LMF: Na nota de apresentação de A noite dos cristais, Luís Fulano de Tal (1999) fala sobre a dificuldade de publicação. A obra foi escrita em 1994 e somente em 1999 teve uma edição profissional. Você acredita que autores negros ainda encontram essa dificuldade?
EAC: Escrever e publicar no Brasil não é fácil para ninguém, logo, é triplamente difícil para autores negros e negras por conta do racismo sistêmico. Ele, primeiro, nos tira o tempo para criar; em segundo lugar nos confina a guetos e monta armadilhas que aprisionam esta criação; e em terceiro estabelece como verdades mercadológicas premissas falsas, baseadas no que abri falando: racismo institucional.
LMF: Como é ser uma escritora negra no século XXI?
EAC: Não é diferente de em outras épocas no sentido de que é preciso lutar em muitas frentes, logo, é uma sobrecarga exaustiva. No entanto, é também usufruir de espaços abertos por muita gente que veio antes e ter, finalmente, acesso menos árduo ao microfone. Voz nós sempre tivemos, o que nos faltava era amplificação.
LMF: Os negros são constantemente representados em obras escritas por brancos. Como você vê essa representação?
EAC: Quase sempre estereotipada e colada a um imaginário colonizador.
LMF: Quais são as suas referências literárias? De alguma forma, elas ajudaram na construção da obra?
EAC: Considero esta pergunta sempre difícil. Tudo o que lemos um dia de alguma forma nos influencia, mesmo que seja para dizer como não fazer!

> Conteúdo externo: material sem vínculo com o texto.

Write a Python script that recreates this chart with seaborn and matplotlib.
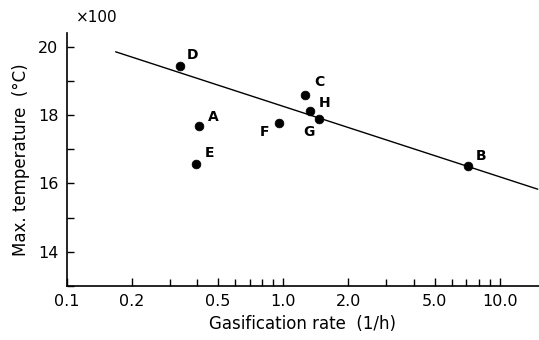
import matplotlib
matplotlib.use("Agg")
import matplotlib.pyplot as plt
import matplotlib.ticker as mticker
import seaborn as sns
import pandas as pd

labels = ["D", "A", "E", "F", "C", "H", "G", "B"]
rate = [0.332, 0.406, 0.397, 0.96, 1.26, 1.33, 1.47, 7.12]
temp = [19.43, 17.67, 16.57, 17.76, 18.60, 18.12, 17.88, 16.51]

line_x = [0.168, 15.0]
line_y = [19.85, 15.83]

xticks = [0.1, 0.2, 0.5, 1.0, 2.0, 5.0, 10.0]
xticklabels = ["0.1", "0.2", "0.5", "1.0", "2.0", "5.0", "10.0"]
yticks = [14, 16, 18, 20]

# label offsets (points) relative to each marker
offsets = {"D": (5, 3), "A": (7, 2), "E": (6, 3), "F": (-14, -11),
           "C": (7, 4), "H": (6, 1), "G": (-12, -14), "B": (6, 2)}

sns.set_style("white", {"xtick.bottom": True, "ytick.left": True,
                        "text.color": "black", "axes.labelcolor": "black",
                        "xtick.color": "black", "ytick.color": "black"})
plt.rcParams['font.family'] = ['DejaVu Sans']

df = pd.DataFrame({"rate": rate, "temp": temp, "label": labels})
ldf = pd.DataFrame({"x": line_x, "y": line_y})

fig = plt.figure(figsize=(5.39, 3.40), dpi=100)
ax = fig.add_axes([0.124, 0.159, 0.876, 0.744])

sns.lineplot(data=ldf, x="x", y="y", ax=ax, color="black", linewidth=1.0)
sns.scatterplot(data=df, x="rate", y="temp", ax=ax, color="black", s=40,
                edgecolor="black", zorder=3)

for lab, xv, yv in zip(labels, rate, temp):
    dx, dy = offsets[lab]
    ax.annotate(lab, (xv, yv), xytext=(dx, dy), textcoords="offset points",
                fontsize=10, fontweight="bold", ha="left", va="bottom",
                color="black")

ax.set_xscale("log")
ax.set_xlim(0.1, 15.2)
ax.set_ylim(13.0, 20.4)
ax.set_xticks(xticks)
ax.set_xticklabels(xticklabels)
ax.xaxis.set_minor_locator(mticker.LogLocator(base=10, subs=range(2, 10)))
ax.xaxis.set_minor_formatter(mticker.NullFormatter())
ax.set_yticks(yticks)
ax.yaxis.set_minor_locator(mticker.MultipleLocator(1))

ax.tick_params(axis="both", which="both", direction="in", length=5,
               width=1, color="black", labelcolor="black", labelsize=11.5,
               pad=6, bottom=True, left=True, top=False, right=False)
ax.tick_params(axis="x", which="major", length=6)

for s in ["top", "right"]:
    ax.spines[s].set_visible(False)
for s in ["left", "bottom"]:
    ax.spines[s].set_color("black")
    ax.spines[s].set_linewidth(1.2)

ax.set_xlabel("Gasification rate  (1/h)", fontsize=12, labelpad=4, color="black")
ax.set_ylabel("Max. temperature  (°C)", fontsize=12, labelpad=6, color="black")
ax.text(0.02, 1.03, "×100", transform=ax.transAxes, fontsize=11,
        ha="left", va="bottom", color="black")

fig.savefig("out.png", dpi=100)
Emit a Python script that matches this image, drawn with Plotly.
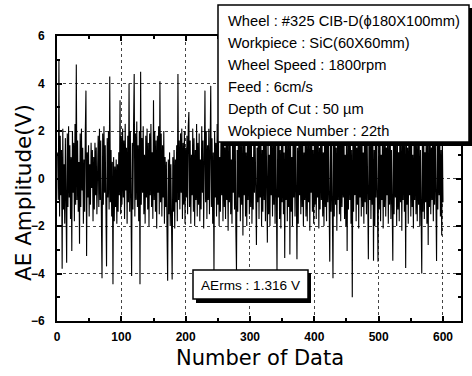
import plotly.graph_objects as go

# AE amplitude samples (V), index 1..600
ae_values = [
    1.1, -0.9, 5.0, -1.6, 1.8, -0.7, 1.2, -3.8, 2.1, -1.3, 0.6, -1.9, 1.7, -0.4, -3.55, 1.9, -1.2, 2.2, -0.8, 1.4,
    -1.7, 0.9, -3.05, 2.0, -0.6, 1.5, -1.8, 2.3, -1.1, 4.8, -0.9, 1.6, -1.4, 0.7, -2.75, 1.9, -1.2, 2.1, -0.5, 1.3,
    -1.9, 0.8, -1.4, 2.0, 3.7, -3.26, 1.1, -0.8, 1.4, -1.6, 0.6, -1.1, 1.5, -0.4, 1.2, -1.8, 0.9, -1.3, 1.5, -0.7,
    1.3, -1.5, 0.5, 1.8, -1.2, 2.1, -0.9, 1.6, -1.7, -4.2, 1.9, -1.1, 2.2, -0.6, 1.4, -2.0, -3.7, 1.7, -0.8, 2.0,
    -1.3, 4.3, -1.0, 1.2, -1.6, 0.7, -4.45, 0.9, -1.8, 0.5, -1.2, 0.8, -1.9, 0.6, -1.4, 1.1, -0.7, 3.3, -1.5, 1.8,
    -1.1, 2.1, -0.8, 1.6, -1.7, 2.3, -0.5, 1.3, -1.9, 1.8, -1.0, 4.0, -1.4, 2.0, -0.7, -4.1, 1.5, -1.3, 2.2, 4.4,
    -1.6, 1.9, -0.9, 2.4, -1.2, 1.4, -1.8, 2.0, -4.45, 4.5, -1.1, 1.7, -0.6, 2.2, -1.5, 1.0, -1.9, 1.8, -0.8, 2.1,
    -1.3, 1.5, -2.0, 1.9, -0.7, 2.3, -1.2, 1.1, -1.7, 3.3, -0.9, 2.0, -1.4, 1.6, -2.1, 1.8, -0.6, 2.2, -1.5, 4.1,
    -1.0, 1.9, -1.6, 1.4, -0.8, 2.0, -1.9, 0.9, -1.2, 0.7, -2.2, -4.3, 0.8, -1.5, 1.1, -2.0, 0.6, -1.7, -4.25, 0.9,
    -1.4, 1.2, -2.1, 0.8, -1.0, 1.4, -1.8, 4.4, -0.9, 1.6, -1.3, 1.9, -0.6, 2.1, -1.7, 1.5, -1.1, 2.0, -1.9, 1.3,
    -0.8, 1.8, -1.5, 2.2, 2.8, -1.2, 1.6, -1.9, 1.0, -0.7, 2.1, -1.4, 1.7, -2.0, 1.2, -0.9, 2.3, -1.6, 1.5, -1.1,
    1.9, -1.8, 0.8, -1.3, 2.2, -0.6, 1.6, -2.1, 1.3, 3.7, -1.0, 2.0, -1.7, 1.4, -0.9, 2.1, -1.5, 1.8, 3.9, -1.2,
    1.7, -1.9, 1.1, -4.0, 2.0, -0.8, 1.5, -1.6, 2.3, -1.1, 1.8, -2.0, 0.9, -1.4, 2.2, -0.7, 1.6, -1.8, 2.4, -1.2,
    1.3, -1.7, 2.1, -0.9, 1.9, -2.2, 1.4, -1.0, 2.5, -1.5, 0.8, -1.9, 2.0, -0.6, 1.7, -1.3, 2.3, -2.1, -3.9, 1.2,
    -1.4, 2.2, -0.8, 1.6, -1.8, 2.0, -1.1, 1.4, -2.4, 1.9, -0.7, 2.3, -1.6, 1.1, -2.0, 1.8, -0.9, 2.1, -1.5, 1.5,
    -1.2, 2.4, -1.9, 0.9, -1.3, 2.0, -0.6, 1.7, -2.1, -2.8, 1.3, -1.0, 2.2, -1.7, 1.5, -0.8, 1.9, -2.0, 1.2, -1.4,
    2.1, -0.9, 1.6, -1.8, 2.3, -1.2, -2.7, 1.8, -1.5, 1.0, -2.0, 2.2, -0.7, 1.4, -1.6, 2.0, -1.1, 1.7, -1.9, 2.4,
    -1.3, -3.9, 1.5, -0.8, 2.1, -1.7, 1.2, -2.1, 1.9, -1.0, 2.3, -1.5, 1.1, -3.35, 1.8, -0.9, 2.0, -1.8, 1.4, -1.2,
    2.2, -3.2, 1.6, -1.4, 0.9, -2.0, 2.1, -0.8, 1.7, -1.6, 2.4, -1.1, -3.4, 1.3, -1.9, 2.0, -0.7, 1.5, -1.5, 2.2,
    -1.2, 1.8, -2.0, 1.1, -0.9, 2.3, -1.6, 1.4, -1.8, 2.0, -1.0, 1.6, -2.2, 1.9, -0.6, 2.1, -1.4, 1.2, -1.9, 1.7,
    -1.1, 2.2, -1.7, 1.5, -0.8, 2.0, -2.1, 1.3, -1.3, 2.4, -0.9, 1.8, -1.6, 1.1, -2.0, 2.1, -1.2, 1.6, -1.8, 2.3,
    -1.0, 1.4, -1.9, -3.5, 2.0, -1.4, 1.7, -0.7, -4.2, 1.9, -1.6, 2.2, -1.1, 1.3, -2.2, 1.8, -0.9, 2.0, -1.5, 1.6,
    -1.8, 2.1, -1.2, 1.5, -0.8, 2.3, -1.7, 1.0, -2.0, 1.9, -3.05, 1.4, -1.3, 2.2, -0.9, 1.7, -1.9, 1.2, -5.0, 2.0,
    -1.4, 1.6, -0.7, 2.4, -1.8, 1.3, -1.1, 2.0, -2.1, 1.8, -0.8, 1.5, -1.6, 2.2, -1.2, 1.1, -1.9, 2.1, -1.0, 1.7,
    -1.5, 2.0, -1.9, -3.4, 1.9, -0.9, 1.4, -1.7, 2.3, -1.1, 1.6, -3.46, 1.2, -2.0, 2.1, -0.8, 1.8, -1.4, -3.5, 1.5,
    -1.3, 2.2, -1.8, 1.0, -0.9, 1.9, -2.1, 1.6, -1.2, 2.4, -1.6, 1.3, -0.7, 2.0, -1.9, 1.5, -1.1, 2.1, -1.7, 1.2,
    -1.0, -3.46, 1.8, -1.5, 2.2, -0.8, 1.4, -2.0, 1.9, -1.3, 1.1, -1.8, 2.3, -1.0, 1.6, -2.2, 1.7, -0.9, 2.0, -1.4,
    1.5, -3.77, 2.1, -1.1, 1.3, -1.9, 2.0, -0.7, 1.8, -1.6, 2.4, -1.2, 1.0, -2.1, 1.7, -0.9, 2.2, -1.5, 1.4, -1.8,
    2.0, -1.1, 1.6, -2.0, 1.2, -0.8, -4.0, 1.9, -1.4, 2.3, -1.7, 1.1, -1.0, 2.1, -1.9, 1.5, -2.8, 1.8, -1.2, 2.0,
    -1.5, 1.3, -0.9, 2.2, -1.8, 1.6, -1.1, 1.9, -2.0, -3.47, 1.4, -1.3, 2.1, -0.7, 1.7, -1.6, 1.2, -2.4, 1.8, -1.0,
]
sample_index = list(range(1, len(ae_values) + 1))

x_ticks = [0, 100, 200, 300, 400, 500, 600]
y_ticks = [-6, -4, -2, 0, 2, 4, 6]

info_lines = [
    "Wheel : #325 CIB-D(\u03d5180X100mm)",
    "Workpiece : SiC(60X60mm)",
    "Wheel Speed : 1800rpm",
    "Feed : 6cm/s",
    "Depth of Cut : 50 \u00b5m",
    "Wokpiece Number : 22th",
]
rms_label = "AErms : 1.316 V"

fig = go.Figure()
fig.add_trace(go.Scatter(x=sample_index, y=ae_values, mode="lines",
                         line=dict(color="black", width=1.1), showlegend=False,
                         hoverinfo="skip"))

W, H = 472, 376
ml, mr, mt, mb = 57, 11, 36, 55
pw, ph = W - ml - mr, H - mt - mb

def px(xp):
    return (xp - ml) / pw

def py(yp):
    return (H - mb - yp) / ph

axis_common = dict(
    showline=True, linecolor="black", linewidth=2, mirror="allticks",
    ticks="inside", ticklen=5, tickwidth=1.5, tickcolor="black",
    showgrid=True, gridcolor="#444", griddash="dot", gridwidth=1,
    zeroline=False, automargin=False,
    tickfont=dict(family="Liberation Sans, Arial", size=12, color="black", weight="bold"),
)

fig.update_layout(
    width=W, height=H,
    margin=dict(l=ml, r=mr, t=mt, b=mb),
    paper_bgcolor="white", plot_bgcolor="white",
    xaxis=dict(range=[0, 628], tickvals=x_ticks, ticklabelstandoff=4,
               minor=dict(dtick=50, ticks="inside", ticklen=3, tickcolor="black", showgrid=False),
               **axis_common),
    yaxis=dict(range=[-6, 6], tickvals=y_ticks, ticklabelstandoff=8,
               minor=dict(dtick=1, ticks="inside", ticklen=3, tickcolor="black", showgrid=False),
               **axis_common),
)

# Info box with shadow
fig.add_shape(type="rect", xref="paper", yref="paper",
              x0=px(221), x1=px(472), y0=py(146), y1=py(8),
              fillcolor="black", line=dict(width=0), layer="above")
fig.add_shape(type="rect", xref="paper", yref="paper",
              x0=px(218), x1=px(469), y0=py(142), y1=py(5),
              fillcolor="white", line=dict(color="black", width=1.5), layer="above")
line_y = [21, 43, 65, 87, 109, 131]
for txt, yy in zip(info_lines, line_y):
    fig.add_annotation(text=txt, xref="paper", yref="paper", x=px(226), y=py(yy),
                       xanchor="left", yanchor="middle", showarrow=False,
                       font=dict(family="Liberation Sans, Arial", size=14.7, color="black"))

# AErms box with shadow
fig.add_shape(type="rect", xref="paper", yref="paper",
              x0=px(196), x1=px(311), y0=py(303), y1=py(273),
              fillcolor="black", line=dict(width=0), layer="above")
fig.add_shape(type="rect", xref="paper", yref="paper",
              x0=px(193), x1=px(308), y0=py(299), y1=py(270),
              fillcolor="white", line=dict(color="black", width=1.5), layer="above")
fig.add_annotation(text=rms_label, xref="paper", yref="paper", x=px(250.5), y=py(285),
                   xanchor="center", yanchor="middle", showarrow=False,
                   font=dict(family="Liberation Sans, Arial", size=13.6, color="black"))

# Axis titles
fig.add_annotation(text="AE Amplitude(V)", xref="paper", yref="paper", x=px(24), y=py(193),
                   xanchor="center", yanchor="middle", showarrow=False, textangle=-90,
                   font=dict(family="DejaVu Sans", size=21.5, color="black"))
fig.add_annotation(text="Number of Data", xref="paper", yref="paper", x=px(260), y=py(358),
                   xanchor="center", yanchor="middle", showarrow=False,
                   font=dict(family="DejaVu Sans", size=21, color="black"))

fig.write_html("out.html", config={"displayModeBar": False},
               post_script="document.body.style.margin='0';document.body.style.padding='0';")
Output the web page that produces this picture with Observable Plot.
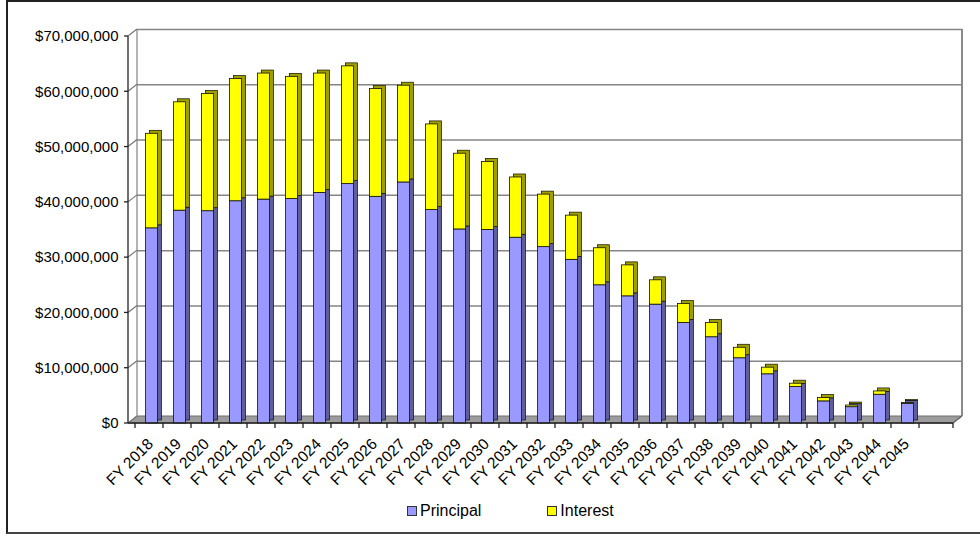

Nestes romances de época sei que tem muito de Machado de Assis na forma irônica de alguns personagens e narradores e, no caso dos dois últimos, na cidade do Rio de Janeiro como um forte personagem da trama.
Creio que ter lido a saga toda “O tempo e o vento”, do gaúcho Érico Veríssimo, me instigou a procurar a saga de uma família negra no Brasil e, não achando, entender que eu tinha uma saga dentro de casa e que poderia escrevê-la.
Carolina Maria de Jesus por sua forma enxuta de dizer muita coisa e, principalmente, por escrever de forma incessante na mais absoluta adversidade. O poder de persistência dela é sempre um norte para jamais desistir.
Conceição Evaristo pela prosa poética maravilhosa. Nei Lopes, pelo conhecimento profundo da nossa ancestralidade. A americana Tony Morrisson, por contar da releitura da escravidão e suas sequelas… Enfim, muita gente.
Acredito firmemente que seguimos pela vida nos influenciando pelas leituras que ao longo dela vamos fazendo. Não é algo estanque. A beleza de tudo isso é que mais gente vai chegando e somando. A beleza é o movimento.